[Entries with chart source code]
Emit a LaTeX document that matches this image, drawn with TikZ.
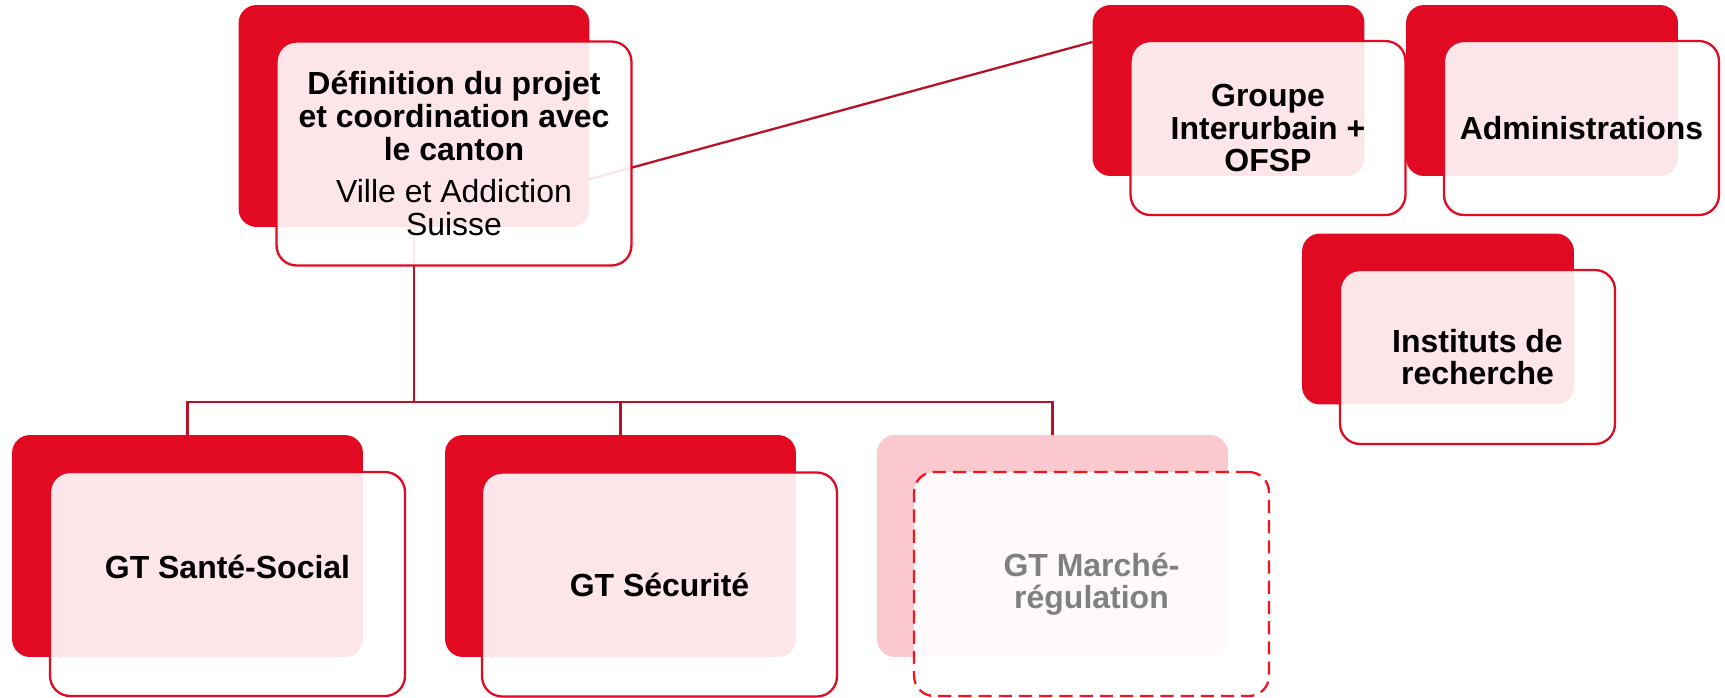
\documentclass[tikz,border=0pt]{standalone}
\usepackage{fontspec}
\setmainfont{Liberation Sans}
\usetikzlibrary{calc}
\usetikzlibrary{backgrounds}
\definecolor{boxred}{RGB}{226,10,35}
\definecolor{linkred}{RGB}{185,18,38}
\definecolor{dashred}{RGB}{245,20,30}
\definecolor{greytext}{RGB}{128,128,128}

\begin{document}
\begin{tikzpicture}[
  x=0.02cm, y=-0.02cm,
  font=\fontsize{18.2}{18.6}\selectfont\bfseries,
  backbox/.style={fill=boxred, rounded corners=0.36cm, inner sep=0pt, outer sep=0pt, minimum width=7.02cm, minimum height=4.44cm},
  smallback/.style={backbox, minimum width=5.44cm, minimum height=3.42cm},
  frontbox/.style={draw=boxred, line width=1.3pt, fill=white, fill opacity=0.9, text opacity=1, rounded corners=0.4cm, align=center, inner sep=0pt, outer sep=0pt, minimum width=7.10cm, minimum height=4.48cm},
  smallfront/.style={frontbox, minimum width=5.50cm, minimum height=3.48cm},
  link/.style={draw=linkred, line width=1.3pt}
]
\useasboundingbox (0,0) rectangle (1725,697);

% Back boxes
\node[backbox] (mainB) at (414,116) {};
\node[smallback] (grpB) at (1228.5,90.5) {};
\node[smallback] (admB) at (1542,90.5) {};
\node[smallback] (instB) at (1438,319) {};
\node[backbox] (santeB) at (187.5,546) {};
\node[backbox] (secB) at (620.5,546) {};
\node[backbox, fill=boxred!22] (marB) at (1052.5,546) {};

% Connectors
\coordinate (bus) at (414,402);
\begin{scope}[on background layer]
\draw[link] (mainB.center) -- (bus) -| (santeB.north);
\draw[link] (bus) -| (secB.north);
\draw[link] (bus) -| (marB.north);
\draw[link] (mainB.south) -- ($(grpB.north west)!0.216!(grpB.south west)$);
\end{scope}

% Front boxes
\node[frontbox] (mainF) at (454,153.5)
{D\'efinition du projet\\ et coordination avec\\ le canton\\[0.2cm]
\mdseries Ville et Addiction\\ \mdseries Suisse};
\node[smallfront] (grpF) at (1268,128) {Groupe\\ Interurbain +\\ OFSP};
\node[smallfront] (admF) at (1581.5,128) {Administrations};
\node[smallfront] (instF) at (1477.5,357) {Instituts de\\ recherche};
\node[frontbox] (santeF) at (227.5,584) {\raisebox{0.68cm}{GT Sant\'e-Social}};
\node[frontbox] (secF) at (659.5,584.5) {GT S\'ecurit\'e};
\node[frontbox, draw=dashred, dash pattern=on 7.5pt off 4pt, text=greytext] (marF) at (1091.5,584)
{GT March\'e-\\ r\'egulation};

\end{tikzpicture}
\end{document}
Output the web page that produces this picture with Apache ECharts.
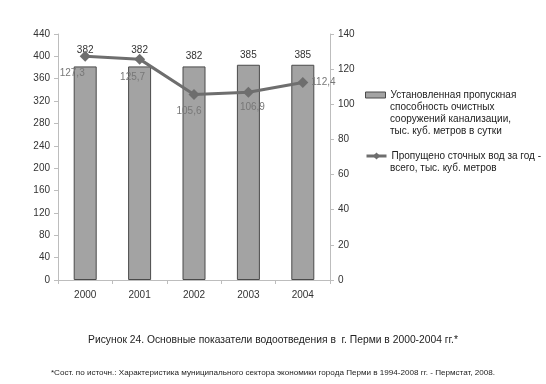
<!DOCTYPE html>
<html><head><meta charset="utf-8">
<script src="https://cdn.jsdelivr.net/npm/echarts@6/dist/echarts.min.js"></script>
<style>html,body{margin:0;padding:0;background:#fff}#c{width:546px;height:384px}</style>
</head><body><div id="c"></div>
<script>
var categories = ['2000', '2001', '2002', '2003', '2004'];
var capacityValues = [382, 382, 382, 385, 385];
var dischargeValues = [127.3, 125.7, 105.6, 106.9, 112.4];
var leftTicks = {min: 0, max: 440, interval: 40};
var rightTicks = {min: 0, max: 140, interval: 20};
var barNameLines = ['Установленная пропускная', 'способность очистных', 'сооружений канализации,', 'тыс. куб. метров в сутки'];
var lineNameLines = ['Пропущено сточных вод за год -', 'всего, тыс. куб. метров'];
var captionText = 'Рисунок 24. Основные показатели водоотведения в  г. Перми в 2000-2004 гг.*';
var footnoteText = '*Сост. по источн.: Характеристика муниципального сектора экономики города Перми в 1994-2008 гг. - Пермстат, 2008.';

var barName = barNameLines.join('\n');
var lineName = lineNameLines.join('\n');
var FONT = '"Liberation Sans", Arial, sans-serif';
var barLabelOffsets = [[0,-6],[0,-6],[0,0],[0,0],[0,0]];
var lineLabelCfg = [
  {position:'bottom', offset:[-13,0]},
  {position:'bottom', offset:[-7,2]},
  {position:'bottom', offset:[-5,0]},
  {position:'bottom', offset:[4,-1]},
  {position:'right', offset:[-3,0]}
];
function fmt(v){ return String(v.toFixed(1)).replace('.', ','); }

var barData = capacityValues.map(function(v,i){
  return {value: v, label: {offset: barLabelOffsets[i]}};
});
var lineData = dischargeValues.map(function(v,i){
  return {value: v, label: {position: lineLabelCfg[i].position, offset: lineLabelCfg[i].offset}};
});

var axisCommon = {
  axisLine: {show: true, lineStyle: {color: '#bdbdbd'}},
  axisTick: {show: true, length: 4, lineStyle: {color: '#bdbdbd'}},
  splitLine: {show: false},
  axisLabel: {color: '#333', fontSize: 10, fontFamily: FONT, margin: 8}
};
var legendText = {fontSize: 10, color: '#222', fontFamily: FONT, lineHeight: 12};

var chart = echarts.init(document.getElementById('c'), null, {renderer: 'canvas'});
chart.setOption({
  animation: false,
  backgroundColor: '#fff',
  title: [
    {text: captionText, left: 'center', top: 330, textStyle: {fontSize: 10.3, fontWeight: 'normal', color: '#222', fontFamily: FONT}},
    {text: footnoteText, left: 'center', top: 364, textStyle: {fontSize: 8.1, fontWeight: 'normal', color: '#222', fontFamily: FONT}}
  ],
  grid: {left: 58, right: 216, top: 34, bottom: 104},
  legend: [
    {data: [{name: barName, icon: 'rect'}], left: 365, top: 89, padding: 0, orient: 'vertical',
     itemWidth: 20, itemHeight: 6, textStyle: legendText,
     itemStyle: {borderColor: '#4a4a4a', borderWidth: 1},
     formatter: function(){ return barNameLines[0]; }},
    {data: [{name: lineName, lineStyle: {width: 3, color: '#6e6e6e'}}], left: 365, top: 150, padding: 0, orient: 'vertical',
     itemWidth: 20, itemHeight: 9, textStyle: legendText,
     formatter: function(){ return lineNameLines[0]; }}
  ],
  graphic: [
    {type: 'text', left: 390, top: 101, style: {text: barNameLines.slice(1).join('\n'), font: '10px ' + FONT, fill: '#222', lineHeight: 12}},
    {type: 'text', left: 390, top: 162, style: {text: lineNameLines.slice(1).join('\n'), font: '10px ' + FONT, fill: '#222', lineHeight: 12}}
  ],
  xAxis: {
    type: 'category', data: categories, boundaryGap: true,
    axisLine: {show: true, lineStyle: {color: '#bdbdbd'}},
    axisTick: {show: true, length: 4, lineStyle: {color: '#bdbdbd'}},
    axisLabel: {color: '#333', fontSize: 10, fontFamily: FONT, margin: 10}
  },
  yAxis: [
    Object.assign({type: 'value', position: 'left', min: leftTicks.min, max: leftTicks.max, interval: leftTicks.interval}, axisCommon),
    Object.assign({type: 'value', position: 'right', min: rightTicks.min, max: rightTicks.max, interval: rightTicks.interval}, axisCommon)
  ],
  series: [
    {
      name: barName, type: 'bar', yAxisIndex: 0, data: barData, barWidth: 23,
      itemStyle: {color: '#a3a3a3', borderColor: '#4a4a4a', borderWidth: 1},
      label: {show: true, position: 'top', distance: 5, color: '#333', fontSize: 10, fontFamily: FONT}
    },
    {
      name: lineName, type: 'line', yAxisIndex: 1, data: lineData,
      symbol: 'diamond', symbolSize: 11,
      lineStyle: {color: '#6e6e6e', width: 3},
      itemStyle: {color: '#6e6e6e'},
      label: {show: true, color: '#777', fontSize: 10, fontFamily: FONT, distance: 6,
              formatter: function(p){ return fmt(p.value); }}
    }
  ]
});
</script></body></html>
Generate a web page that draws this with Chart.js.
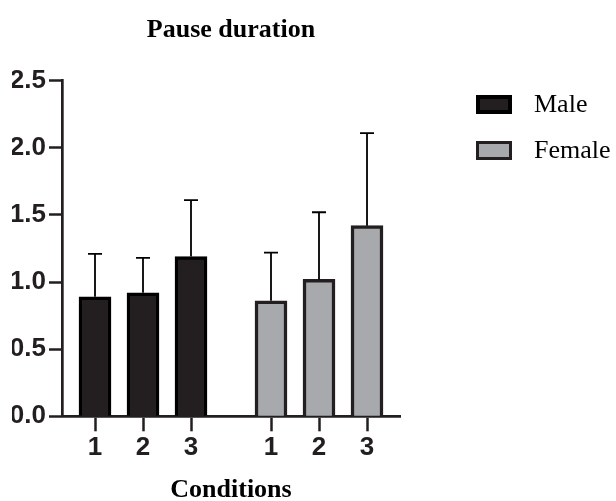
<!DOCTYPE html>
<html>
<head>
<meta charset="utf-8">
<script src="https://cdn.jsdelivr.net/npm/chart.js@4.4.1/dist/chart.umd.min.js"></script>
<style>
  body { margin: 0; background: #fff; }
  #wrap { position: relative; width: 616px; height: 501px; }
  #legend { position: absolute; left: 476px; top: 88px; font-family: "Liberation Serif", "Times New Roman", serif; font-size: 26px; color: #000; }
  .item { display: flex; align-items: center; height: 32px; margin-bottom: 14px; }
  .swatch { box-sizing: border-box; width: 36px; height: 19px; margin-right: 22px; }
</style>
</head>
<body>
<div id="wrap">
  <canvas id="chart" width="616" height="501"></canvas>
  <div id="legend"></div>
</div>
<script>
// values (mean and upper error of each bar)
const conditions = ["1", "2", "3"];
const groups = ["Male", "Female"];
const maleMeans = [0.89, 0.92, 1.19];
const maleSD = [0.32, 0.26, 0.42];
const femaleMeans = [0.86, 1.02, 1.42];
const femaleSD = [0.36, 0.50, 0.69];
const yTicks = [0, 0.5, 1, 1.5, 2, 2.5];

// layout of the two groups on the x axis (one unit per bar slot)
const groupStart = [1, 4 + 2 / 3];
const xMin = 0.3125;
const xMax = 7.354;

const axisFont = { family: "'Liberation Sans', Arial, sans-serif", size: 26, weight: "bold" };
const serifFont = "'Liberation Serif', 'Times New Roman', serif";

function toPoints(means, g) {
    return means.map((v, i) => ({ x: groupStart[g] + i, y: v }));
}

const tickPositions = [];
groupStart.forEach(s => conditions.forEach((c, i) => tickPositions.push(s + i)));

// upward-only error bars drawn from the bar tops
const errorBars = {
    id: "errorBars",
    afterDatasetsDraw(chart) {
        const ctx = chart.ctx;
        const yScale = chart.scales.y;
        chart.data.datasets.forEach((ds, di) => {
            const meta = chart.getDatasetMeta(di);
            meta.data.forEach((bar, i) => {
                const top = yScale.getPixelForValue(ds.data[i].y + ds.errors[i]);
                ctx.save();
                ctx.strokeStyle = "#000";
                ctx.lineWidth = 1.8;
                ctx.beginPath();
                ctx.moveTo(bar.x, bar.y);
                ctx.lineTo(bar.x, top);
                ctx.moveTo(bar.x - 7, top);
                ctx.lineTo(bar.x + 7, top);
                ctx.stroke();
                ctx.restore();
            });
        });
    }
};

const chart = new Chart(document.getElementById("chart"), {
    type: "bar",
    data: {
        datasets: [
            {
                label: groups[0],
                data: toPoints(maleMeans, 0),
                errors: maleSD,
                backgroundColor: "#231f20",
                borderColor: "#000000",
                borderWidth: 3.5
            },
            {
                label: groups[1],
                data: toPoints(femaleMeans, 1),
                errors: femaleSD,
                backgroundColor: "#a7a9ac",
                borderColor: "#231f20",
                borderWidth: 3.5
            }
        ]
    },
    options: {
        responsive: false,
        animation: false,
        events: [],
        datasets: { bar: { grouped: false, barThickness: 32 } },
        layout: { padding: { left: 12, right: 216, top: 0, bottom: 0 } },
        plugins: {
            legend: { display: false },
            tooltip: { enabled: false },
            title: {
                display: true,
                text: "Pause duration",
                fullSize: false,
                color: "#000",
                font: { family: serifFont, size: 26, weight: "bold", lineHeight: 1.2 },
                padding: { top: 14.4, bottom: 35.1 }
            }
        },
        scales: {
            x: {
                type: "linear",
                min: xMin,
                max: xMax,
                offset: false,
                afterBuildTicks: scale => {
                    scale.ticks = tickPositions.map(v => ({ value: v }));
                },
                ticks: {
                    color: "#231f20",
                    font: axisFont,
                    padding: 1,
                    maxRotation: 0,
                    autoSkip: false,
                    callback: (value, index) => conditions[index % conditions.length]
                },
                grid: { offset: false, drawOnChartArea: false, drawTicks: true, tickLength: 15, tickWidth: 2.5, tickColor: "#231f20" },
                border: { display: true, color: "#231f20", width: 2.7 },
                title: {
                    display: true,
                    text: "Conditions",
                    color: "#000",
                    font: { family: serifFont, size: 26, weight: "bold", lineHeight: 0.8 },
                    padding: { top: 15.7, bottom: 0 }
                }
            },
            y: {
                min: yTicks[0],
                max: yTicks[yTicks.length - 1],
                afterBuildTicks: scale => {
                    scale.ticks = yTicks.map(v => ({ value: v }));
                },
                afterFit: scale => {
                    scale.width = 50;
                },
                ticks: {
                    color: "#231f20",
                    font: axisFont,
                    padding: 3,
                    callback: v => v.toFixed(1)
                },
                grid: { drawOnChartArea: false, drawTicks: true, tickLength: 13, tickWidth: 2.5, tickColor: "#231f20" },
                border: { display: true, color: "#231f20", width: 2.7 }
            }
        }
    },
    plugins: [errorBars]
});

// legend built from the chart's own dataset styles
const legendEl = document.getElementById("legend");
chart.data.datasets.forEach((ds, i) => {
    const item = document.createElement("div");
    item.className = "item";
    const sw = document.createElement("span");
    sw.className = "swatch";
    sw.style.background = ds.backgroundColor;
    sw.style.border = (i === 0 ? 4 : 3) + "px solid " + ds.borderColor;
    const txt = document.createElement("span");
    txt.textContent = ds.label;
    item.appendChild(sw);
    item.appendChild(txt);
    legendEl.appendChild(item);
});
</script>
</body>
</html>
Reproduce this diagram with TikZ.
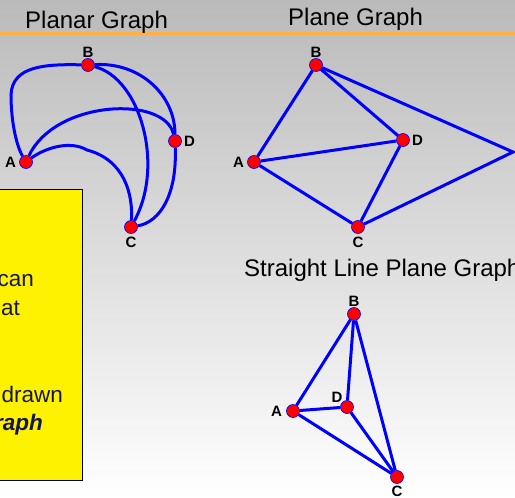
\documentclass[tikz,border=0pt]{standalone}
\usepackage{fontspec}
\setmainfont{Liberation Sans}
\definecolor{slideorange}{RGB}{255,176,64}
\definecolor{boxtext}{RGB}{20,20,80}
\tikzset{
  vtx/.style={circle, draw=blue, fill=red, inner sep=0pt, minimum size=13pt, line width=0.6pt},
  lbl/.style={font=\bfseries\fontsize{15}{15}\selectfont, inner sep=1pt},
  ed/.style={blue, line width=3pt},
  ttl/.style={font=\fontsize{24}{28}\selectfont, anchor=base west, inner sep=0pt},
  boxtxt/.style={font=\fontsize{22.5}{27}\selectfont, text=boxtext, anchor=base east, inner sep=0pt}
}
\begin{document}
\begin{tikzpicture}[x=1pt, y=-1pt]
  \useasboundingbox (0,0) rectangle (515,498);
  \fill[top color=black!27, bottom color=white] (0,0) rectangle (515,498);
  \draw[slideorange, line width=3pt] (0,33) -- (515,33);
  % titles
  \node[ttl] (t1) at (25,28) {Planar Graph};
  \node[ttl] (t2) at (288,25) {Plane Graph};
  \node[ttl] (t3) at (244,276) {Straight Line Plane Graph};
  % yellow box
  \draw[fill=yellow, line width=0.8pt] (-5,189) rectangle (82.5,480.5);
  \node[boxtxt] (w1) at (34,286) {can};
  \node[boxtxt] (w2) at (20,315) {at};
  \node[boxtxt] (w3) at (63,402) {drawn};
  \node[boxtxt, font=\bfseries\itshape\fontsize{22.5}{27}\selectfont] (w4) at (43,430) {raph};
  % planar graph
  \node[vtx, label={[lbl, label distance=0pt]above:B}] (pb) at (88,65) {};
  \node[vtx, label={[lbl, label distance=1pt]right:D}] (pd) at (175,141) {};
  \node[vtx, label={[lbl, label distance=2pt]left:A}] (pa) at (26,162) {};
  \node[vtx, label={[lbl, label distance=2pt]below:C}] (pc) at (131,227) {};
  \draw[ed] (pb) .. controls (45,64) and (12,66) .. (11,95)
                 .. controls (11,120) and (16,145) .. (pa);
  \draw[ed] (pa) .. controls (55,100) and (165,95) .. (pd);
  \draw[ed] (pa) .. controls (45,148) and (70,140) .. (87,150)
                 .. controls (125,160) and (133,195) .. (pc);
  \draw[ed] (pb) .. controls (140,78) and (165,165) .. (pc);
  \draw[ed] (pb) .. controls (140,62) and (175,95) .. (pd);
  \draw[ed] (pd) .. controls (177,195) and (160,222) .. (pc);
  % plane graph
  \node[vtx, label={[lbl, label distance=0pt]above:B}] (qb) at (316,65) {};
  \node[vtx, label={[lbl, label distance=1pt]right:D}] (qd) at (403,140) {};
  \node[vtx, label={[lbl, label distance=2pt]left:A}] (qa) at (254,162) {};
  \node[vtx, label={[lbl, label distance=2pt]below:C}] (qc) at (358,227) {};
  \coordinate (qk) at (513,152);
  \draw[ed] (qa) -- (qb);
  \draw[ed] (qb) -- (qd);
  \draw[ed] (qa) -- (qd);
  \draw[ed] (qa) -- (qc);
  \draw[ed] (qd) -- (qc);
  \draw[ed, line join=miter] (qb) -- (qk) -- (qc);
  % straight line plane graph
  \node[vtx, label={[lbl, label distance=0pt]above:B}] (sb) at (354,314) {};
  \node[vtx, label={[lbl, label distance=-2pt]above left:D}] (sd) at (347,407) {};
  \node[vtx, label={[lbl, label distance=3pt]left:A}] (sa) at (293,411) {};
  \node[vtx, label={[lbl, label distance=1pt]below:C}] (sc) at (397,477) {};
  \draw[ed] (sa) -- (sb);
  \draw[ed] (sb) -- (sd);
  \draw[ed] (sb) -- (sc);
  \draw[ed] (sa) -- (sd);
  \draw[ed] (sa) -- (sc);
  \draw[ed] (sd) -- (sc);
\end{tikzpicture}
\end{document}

### [EXERCISE AIM]
With all pictures left out, please transcribe exactly the lines from the start of the material through the line with "(0,0) rectangle (1725,697);".

### [EXERCISE SOLUTION]
Emit a LaTeX document that matches this image, drawn with TikZ.
\documentclass[tikz,border=0pt]{standalone}
\usepackage{fontspec}
\setmainfont{Liberation Sans}
\usetikzlibrary{calc}
\usetikzlibrary{backgrounds}
\definecolor{boxred}{RGB}{226,10,35}
\definecolor{linkred}{RGB}{185,18,38}
\definecolor{dashred}{RGB}{245,20,30}
\definecolor{greytext}{RGB}{128,128,128}

\begin{document}
\begin{tikzpicture}[
  x=0.02cm, y=-0.02cm,
  font=\fontsize{18.2}{18.6}\selectfont\bfseries,
  backbox/.style={fill=boxred, rounded corners=0.36cm, inner sep=0pt, outer sep=0pt, minimum width=7.02cm, minimum height=4.44cm},
  smallback/.style={backbox, minimum width=5.44cm, minimum height=3.42cm},
  frontbox/.style={draw=boxred, line width=1.3pt, fill=white, fill opacity=0.9, text opacity=1, rounded corners=0.4cm, align=center, inner sep=0pt, outer sep=0pt, minimum width=7.10cm, minimum height=4.48cm},
  smallfront/.style={frontbox, minimum width=5.50cm, minimum height=3.48cm},
  link/.style={draw=linkred, line width=1.3pt}
]
\useasboundingbox (0,0) rectangle (1725,697);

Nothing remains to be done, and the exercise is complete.